Nemotron receives deterministic findings plus a compact diff excerpt and returns a triage plan: merge risk, files to inspect first, and follow-up tests. If the endpoint is unavailable, the app shows a deterministic routing fallback.

If /data/models/nemotron-3-nano-30b-a3b/config.json exists, the app treats the local checkpoint as the preferred runtime path.

Optional Tiny Titan Checker

When enabled, the app calls a <=4B model:

nvidia/NVIDIA-Nemotron-3-Nano-4B-BF16

This pass returns a compact sanity check: missed-risk hypothesis, test recommendation, and merge decision. It exists as a separate small-model path for the Tiny Titan badge while keeping the main reviewer reliable.
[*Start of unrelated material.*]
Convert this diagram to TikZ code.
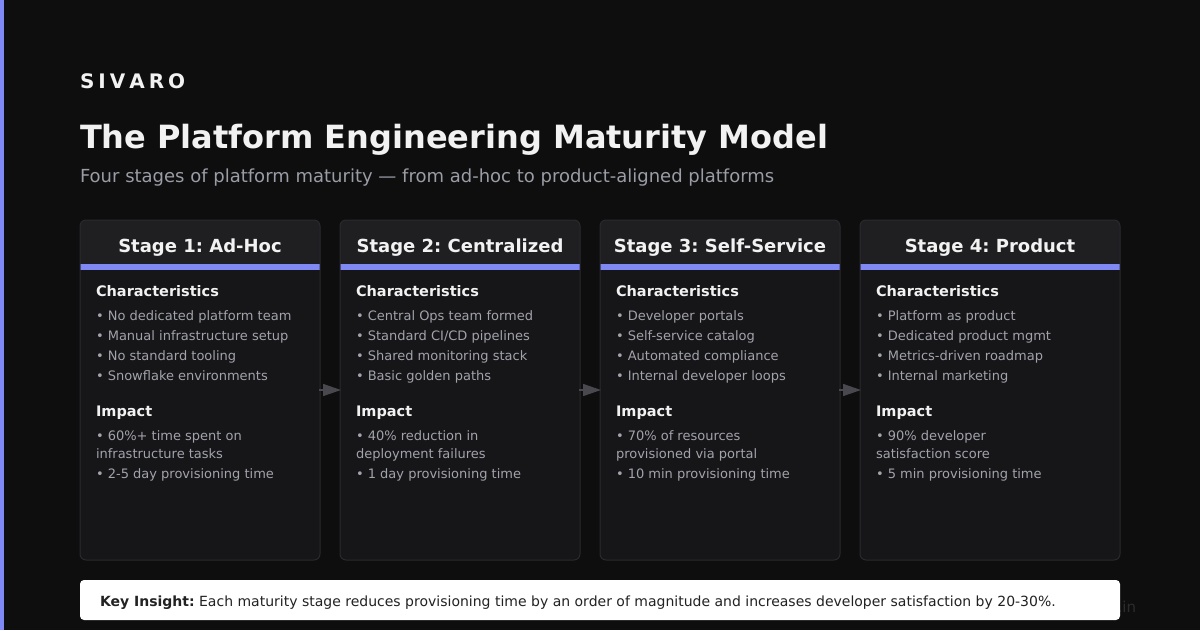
\documentclass[tikz,border=0pt]{standalone}
\usepackage{fontspec}
\setmainfont{DejaVu Sans}
\usetikzlibrary{arrows.meta}
\frenchspacing
\definecolor{bg}{HTML}{0E0E0F}
\definecolor{accent}{HTML}{8088F4}
\definecolor{cardbody}{HTML}{161618}
\definecolor{cardhead}{HTML}{1F1F22}
\definecolor{cardborder}{HTML}{2A2A2E}
\definecolor{titlewhite}{HTML}{F2F2F2}
\definecolor{subgray}{HTML}{9A9CA6}
\definecolor{bulletgray}{HTML}{A2A3AB}
\definecolor{arrowgray}{HTML}{48484E}
\definecolor{darktext}{HTML}{222222}
\definecolor{wm}{HTML}{2C2C2E}
\tikzset{
  brand/.style={anchor=base west, text=titlewhite, font=\bfseries\fontsize{20}{24}\selectfont},
  maintitle/.style={anchor=base west, text=titlewhite, font=\bfseries\fontsize{32}{38}\selectfont},
  subtitle/.style={anchor=base west, text=subgray, font=\fontsize{18}{22}\selectfont},
  card/.style={fill=cardbody, minimum height=340pt, rounded corners=6pt},
  cardtitle/.style={anchor=base, text=titlewhite, font=\bfseries\fontsize{18}{22}\selectfont},
  sechead/.style={anchor=base west, text=titlewhite, font=\bfseries\fontsize{14.5}{18}\selectfont},
  bullet/.style={anchor=base west, text=bulletgray, font=\fontsize{13}{16}\selectfont},
  flow/.style={draw=arrowgray, line width=1.5pt, -{Triangle[length=18pt,width=12pt]}, shorten <=-1pt, shorten >=-1pt},
  insight/.style={fill=white, minimum width=1040pt, minimum height=40pt, rounded corners=4pt},
  insighttext/.style={anchor=base west, text=darktext, font=\fontsize{14}{17}\selectfont},
  watermark/.style={anchor=base east, text=wm, font=\fontsize{15}{18}\selectfont}
}
\newcommand{\cardframe}[4]{%
  % #1 name, #2 left x, #3 width, #4 title
  \node[card, minimum width=#3 pt] (#1) at (#2+#3/2,390) {};
  \fill[cardhead] (#2,264) {[rounded corners=6pt] -- (#2,220) -- (#2+#3,220)} -- (#2+#3,264) -- cycle;
  \fill[accent] (#2,264) rectangle (#2+#3,270);
  \draw[cardborder, line width=1pt, rounded corners=6pt] (#1.north west) rectangle (#1.south east);
  \node[cardtitle] (#1t) at (#2+#3/2,252) {#4};
}
\newcommand{\cardtext}[9]{%
  % #1 name, #2-#5 characteristics, #6-#8 impact lines
  \node[sechead] (#1ch) at ([xshift=16pt]#1.west |- 0,296) {Characteristics};
  \node[bullet] (#1a) at ([xshift=16pt]#1.west |- 0,320) {• #2};
  \node[bullet] (#1b) at ([xshift=16pt]#1.west |- 0,340) {• #3};
  \node[bullet] (#1c) at ([xshift=16pt]#1.west |- 0,360) {• #4};
  \node[bullet] (#1d) at ([xshift=16pt]#1.west |- 0,380) {• #5};
  \node[sechead] (#1im) at ([xshift=16pt]#1.west |- 0,416) {Impact};
  \node[bullet] (#1e) at ([xshift=16pt]#1.west |- 0,440) {• #6};
  \node[bullet] (#1f) at ([xshift=16pt]#1.west |- 0,458) {#7};
  \node[bullet] (#1g) at ([xshift=16pt]#1.west |- 0,478) {• #8};
}
\begin{document}
\begin{tikzpicture}[x=1pt, y=-1pt, every node/.style={inner sep=0pt, outer sep=0pt}]
\useasboundingbox (0,0) rectangle (1200,630);
\fill[bg] (0,0) rectangle (1200,630);
\fill[accent] (0,0) rectangle (4,630);

\node[brand] (brand) at (80,88) {S\kern4pt I\kern4pt V\kern4pt A\kern4pt R\kern4pt O};
\node[maintitle] (title) at (80,148) {The Platform Engineering Maturity Model};
\node[subtitle] (sub) at (80,182) {Four stages of platform maturity — from ad-hoc to product-aligned platforms};

\cardframe{c1}{80}{240}{Stage 1: Ad-Hoc}
\cardframe{c2}{340}{240}{Stage 2: Centralized}
\cardframe{c3}{600}{240}{Stage 3: Self-Service}
\cardframe{c4}{860}{260}{Stage 4: Product}

\cardtext{c1}{No dedicated platform team}{Manual infrastructure setup}{No standard tooling}{Snowflake environments}{60\%+ time spent on}{infrastructure tasks}{2-5 day provisioning time}{}
\cardtext{c2}{Central Ops team formed}{Standard CI/CD pipelines}{Shared monitoring stack}{Basic golden paths}{40\% reduction in}{deployment failures}{1 day provisioning time}{}
\cardtext{c3}{Developer portals}{Self-service catalog}{Automated compliance}{Internal developer loops}{70\% of resources}{provisioned via portal}{10 min provisioning time}{}
\cardtext{c4}{Platform as product}{Dedicated product mgmt}{Metrics-driven roadmap}{Internal marketing}{90\% developer}{satisfaction score}{5 min provisioning time}{}

\draw[flow] (c1.east) -- (c2.west);
\draw[flow] (c2.east) -- (c3.west);
\draw[flow] (c3.east) -- (c4.west);

\node[watermark] (wmark) at (1136,612) {sivaro.in};
\node[insight] (kbox) at (600,600) {};
\node[insighttext] (ktext) at (100,606) {\textbf{Key Insight:} Each maturity stage reduces provisioning time by an order of magnitude and increases developer satisfaction by 20-30\%.};
\end{tikzpicture}
\end{document}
If /data/models/nemotron-3-nano-4b/config.json exists, the app treats the local checkpoint as the preferred runtime path.
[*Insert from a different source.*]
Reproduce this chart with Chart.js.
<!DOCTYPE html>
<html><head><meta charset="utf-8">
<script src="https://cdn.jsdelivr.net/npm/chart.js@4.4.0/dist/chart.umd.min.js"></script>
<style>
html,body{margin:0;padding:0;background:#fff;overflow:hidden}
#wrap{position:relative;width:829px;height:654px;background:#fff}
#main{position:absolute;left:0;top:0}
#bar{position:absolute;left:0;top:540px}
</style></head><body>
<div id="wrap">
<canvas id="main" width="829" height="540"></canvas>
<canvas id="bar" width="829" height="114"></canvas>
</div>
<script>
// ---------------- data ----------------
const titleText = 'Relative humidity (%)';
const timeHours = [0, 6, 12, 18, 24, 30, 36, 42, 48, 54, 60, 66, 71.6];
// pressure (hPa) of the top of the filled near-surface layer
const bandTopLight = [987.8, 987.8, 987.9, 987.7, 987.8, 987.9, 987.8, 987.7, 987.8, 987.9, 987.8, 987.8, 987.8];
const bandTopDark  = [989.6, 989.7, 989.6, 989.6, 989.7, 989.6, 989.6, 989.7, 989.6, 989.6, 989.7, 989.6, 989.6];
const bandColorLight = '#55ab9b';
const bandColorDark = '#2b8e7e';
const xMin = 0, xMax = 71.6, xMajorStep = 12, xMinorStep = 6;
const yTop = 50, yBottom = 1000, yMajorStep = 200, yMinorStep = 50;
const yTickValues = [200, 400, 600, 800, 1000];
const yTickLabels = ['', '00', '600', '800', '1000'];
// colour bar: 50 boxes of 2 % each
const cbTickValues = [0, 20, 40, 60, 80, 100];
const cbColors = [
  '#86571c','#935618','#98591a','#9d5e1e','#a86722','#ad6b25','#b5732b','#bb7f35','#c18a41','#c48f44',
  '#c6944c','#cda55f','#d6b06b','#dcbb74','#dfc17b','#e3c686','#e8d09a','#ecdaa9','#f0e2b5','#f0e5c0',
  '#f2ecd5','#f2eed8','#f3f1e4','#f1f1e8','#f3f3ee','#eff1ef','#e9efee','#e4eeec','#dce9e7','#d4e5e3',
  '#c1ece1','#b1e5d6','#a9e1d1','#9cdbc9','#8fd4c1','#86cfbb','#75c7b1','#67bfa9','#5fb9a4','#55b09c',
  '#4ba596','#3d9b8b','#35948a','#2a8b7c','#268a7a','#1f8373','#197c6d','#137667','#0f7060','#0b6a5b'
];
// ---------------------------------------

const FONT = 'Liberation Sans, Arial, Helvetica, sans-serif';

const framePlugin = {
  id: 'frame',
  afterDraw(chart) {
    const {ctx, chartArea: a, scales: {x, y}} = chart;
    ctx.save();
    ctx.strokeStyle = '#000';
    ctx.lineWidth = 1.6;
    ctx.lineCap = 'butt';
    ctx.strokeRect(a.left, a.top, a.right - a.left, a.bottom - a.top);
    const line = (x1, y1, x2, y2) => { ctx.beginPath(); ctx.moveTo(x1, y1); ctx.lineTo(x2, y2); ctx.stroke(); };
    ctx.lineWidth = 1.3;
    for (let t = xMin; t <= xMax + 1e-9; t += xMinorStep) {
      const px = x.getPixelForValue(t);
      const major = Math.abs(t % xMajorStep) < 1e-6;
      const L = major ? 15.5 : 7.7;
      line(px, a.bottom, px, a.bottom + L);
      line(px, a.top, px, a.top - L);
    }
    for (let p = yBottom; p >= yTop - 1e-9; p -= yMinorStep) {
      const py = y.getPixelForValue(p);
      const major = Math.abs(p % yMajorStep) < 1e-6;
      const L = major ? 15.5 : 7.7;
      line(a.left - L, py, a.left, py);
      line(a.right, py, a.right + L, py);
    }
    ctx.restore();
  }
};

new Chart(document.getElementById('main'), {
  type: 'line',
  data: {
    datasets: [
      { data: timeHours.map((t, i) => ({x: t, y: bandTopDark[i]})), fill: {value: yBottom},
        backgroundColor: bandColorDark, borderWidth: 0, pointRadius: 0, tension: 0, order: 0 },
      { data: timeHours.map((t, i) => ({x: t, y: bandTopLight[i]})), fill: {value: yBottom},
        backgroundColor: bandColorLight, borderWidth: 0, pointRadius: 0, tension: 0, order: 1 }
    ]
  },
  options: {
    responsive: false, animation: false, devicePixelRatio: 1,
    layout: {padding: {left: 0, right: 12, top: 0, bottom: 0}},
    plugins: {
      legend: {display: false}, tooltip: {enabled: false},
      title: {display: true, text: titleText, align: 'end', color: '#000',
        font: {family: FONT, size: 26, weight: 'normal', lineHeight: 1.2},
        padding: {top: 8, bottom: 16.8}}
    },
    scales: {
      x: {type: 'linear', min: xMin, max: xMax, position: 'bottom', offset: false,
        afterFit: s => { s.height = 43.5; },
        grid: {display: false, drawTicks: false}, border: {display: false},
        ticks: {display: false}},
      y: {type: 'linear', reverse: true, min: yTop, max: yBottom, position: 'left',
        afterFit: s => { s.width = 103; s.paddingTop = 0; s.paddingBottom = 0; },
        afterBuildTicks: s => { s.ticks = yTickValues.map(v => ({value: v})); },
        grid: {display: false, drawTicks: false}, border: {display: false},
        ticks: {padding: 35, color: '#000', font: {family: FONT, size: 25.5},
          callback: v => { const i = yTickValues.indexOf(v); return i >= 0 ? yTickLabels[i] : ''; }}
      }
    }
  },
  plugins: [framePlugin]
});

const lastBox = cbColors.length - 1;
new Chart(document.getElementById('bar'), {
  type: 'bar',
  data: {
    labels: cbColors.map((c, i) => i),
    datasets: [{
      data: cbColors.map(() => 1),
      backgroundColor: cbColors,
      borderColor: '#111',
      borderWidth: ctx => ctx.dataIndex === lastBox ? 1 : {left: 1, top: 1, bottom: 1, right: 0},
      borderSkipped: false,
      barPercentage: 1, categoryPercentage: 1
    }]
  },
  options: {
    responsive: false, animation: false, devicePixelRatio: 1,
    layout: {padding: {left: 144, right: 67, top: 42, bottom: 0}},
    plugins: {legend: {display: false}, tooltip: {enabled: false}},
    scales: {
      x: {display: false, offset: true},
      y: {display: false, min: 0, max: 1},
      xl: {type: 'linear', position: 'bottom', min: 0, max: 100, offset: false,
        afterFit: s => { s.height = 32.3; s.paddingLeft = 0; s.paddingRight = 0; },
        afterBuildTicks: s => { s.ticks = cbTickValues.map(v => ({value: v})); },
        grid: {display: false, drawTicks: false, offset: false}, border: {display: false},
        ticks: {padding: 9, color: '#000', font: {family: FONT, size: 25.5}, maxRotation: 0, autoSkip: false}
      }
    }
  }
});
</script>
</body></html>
Optional MiniCPM-V Vision Pass

When enabled, uploaded PNG, JPEG, or WebP images are converted to data URLs and sent with the diff context to:

openbmb/MiniCPM-V-4.6

This is intended for PR screenshots, architecture diagrams, and UI diffs. The app limits image payload size and reports endpoint failures visibly instead of blocking the review.
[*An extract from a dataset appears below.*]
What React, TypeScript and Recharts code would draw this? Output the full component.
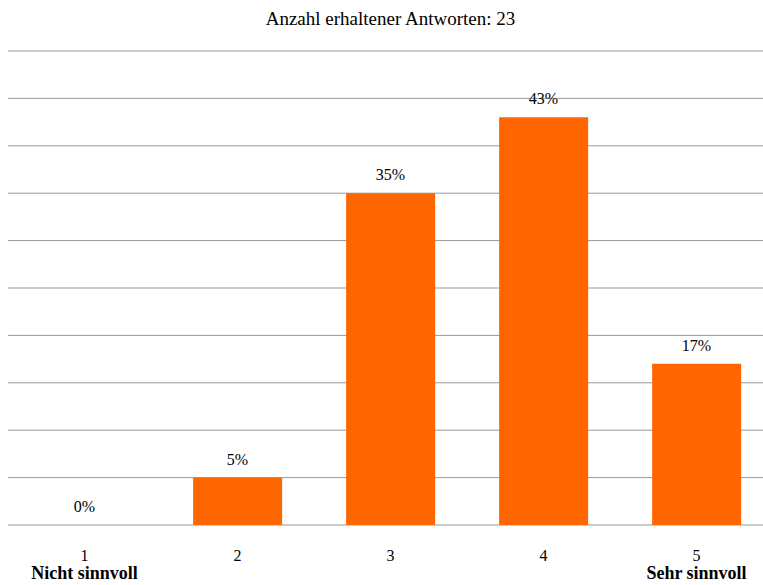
import React from 'react';
import { ComposedChart, Bar, Line, XAxis, YAxis, CartesianGrid, LabelList } from 'recharts';

const categories = ['1', '2', '3', '4', '5'];
const percents = [0, 5, 35, 43, 17];
const yTicks = [0, 5, 10, 15, 20, 25, 30, 35, 40, 45, 50];
const endLabels: Record<string, string> = { '1': 'Nicht sinnvoll', '5': 'Sehr sinnvoll' };

const data = categories.map((c, i) => ({ name: c, value: percents[i] }));

const FONT = '"Liberation Serif", "Times New Roman", serif';

const Tick = (props: any) => {
  const { x, y, payload } = props;
  const extra = endLabels[payload.value];
  return (
    <g>
      <text x={x} y={y} dy={28} textAnchor="middle" fontSize={16} fill="#000" fontFamily={FONT}>
        {payload.value}
      </text>
      {extra && (
        <text x={x} y={y} dy={46} textAnchor="middle" fontSize={18} fontWeight="bold" fill="#000" fontFamily={FONT}>
          {extra}
        </text>
      )}
    </g>
  );
};

// labels drawn from a hidden line so the 0% category gets one too
const ValueLabel = (props: any) => {
  const { x, y, value } = props;
  return (
    <text x={x} y={y - 13} textAnchor="middle" fontSize={16} fill="#000" fontFamily={FONT}>
      {`${value}%`}
    </text>
  );
};

export default function App() {
  return (
    <div style={{ position: 'absolute', left: 0, top: 0, width: 763, height: 585, overflow: 'hidden', background: '#fff' }}>
      <div
        style={{
          position: 'absolute',
          left: 0,
          width: 781,
          top: 8,
          textAlign: 'center',
          fontFamily: FONT,
          fontSize: 19,
          lineHeight: '22px',
          color: '#000',
        }}
      >
        Anzahl erhaltener Antworten: 23
      </div>
      <ComposedChart
        width={780}
        height={585}
        data={data}
        margin={{ top: 51, right: 7, bottom: 0, left: 8 }}
        barCategoryGap="21%"
      >
        <CartesianGrid horizontal vertical={false} stroke="#999" />
        <YAxis hide domain={[0, 50]} ticks={yTicks} />
        <XAxis dataKey="name" axisLine={false} tickLine={false} height={60} interval={0} tick={<Tick />} />
        <Bar dataKey="value" fill="#ff6600" isAnimationActive={false} />
        <Line
          dataKey="value"
          stroke="none"
          dot={false}
          activeDot={false}
          isAnimationActive={false}
        >
          <LabelList dataKey="value" content={<ValueLabel />} />
        </Line>
      </ComposedChart>
    </div>
  );
}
If /data/models/minicpm-v-4.6/config.json exists, the app reports the local MiniCPM-V checkpoint as ready and keeps the image ingestion path available for a custom local loader.

ZeroGPU Bucket Mount

The Space has a read/write bucket mounted at /data. DiffSense checks the following model checkpoint locations at runtime and includes their status in the model-agent trace:

/data/models/mellum2-instruct
/data/models/nemotron-3-nano-30b-a3b
/data/models/nemotron-3-nano-4b
/data/models/minicpm-v-4.6

This keeps the app repo small while making the model integration path explicit for the hackathon badges. Hosted provider failures are converted into concise status notes rather than raw request errors.

Optional Modal Bridge

When DIFFSENSE_MODAL_ENDPOINT is configured, the app can POST the deterministic findings and compact diff context to a Modal-hosted review endpoint. Without that secret, the UI reports that the bridge is ready but not configured.

Hackathon Fit

Required criteria:

  • Under 32B: Mellum, Nemotron 3 Nano 30B-A3B, Nemotron 3 Nano 4B, and MiniCPM-V 4.6 are all within the hackathon model-size constraint.
  • Gradio app: implemented in app.py.
  • README tags: included in README.md front matter.
  • Demo-friendly: built-in sample diff produces multiple clear findings without setup.

Prize positioning:

  • Backyard AI: practical developer workflow.
  • Best Use of Codex: Codex is actively building and shaping the repo.
  • Best Agent: staged review pipeline with parsing, classification, review, and summary.
  • Off Brand: custom HTML diff UI instead of stock chat.
  • Best Demo: one-click sample with visible before/after review value.
  • Best MiniCPM Build: MiniCPM-V 4.6 image/diagram context path is implemented.
  • Nemotron Hardware Prize: Nemotron 3 Nano routing path is implemented.
  • Best Use of Modal: Modal endpoint bridge is implemented and controlled through a Space secret.
  • Tiny Titan: Nemotron 3 Nano 4B checker path is implemented.

Planned Extensions

These should only be added after the current app is deployed and recorded:

  1. Add a hosted Modal endpoint and set DIFFSENSE_MODAL_ENDPOINT.
  2. Add downloadable .patch files for suggested fixes.
  3. Add richer multimodal demo assets for the MiniCPM-V path.

Risk Controls

  • The app remains useful without model availability.
  • Dependencies are limited to Gradio and huggingface_hub.
  • No pasted diff is sent externally unless the user explicitly enables the model summary.
  • Public PR URLs are fetched as public .diff documents; private code should be pasted only when the model summary is off.
  • The sample diff demonstrates value even during GPU/API outages.
  • Model/provider failures are rendered as agent trace notes rather than hard app failures.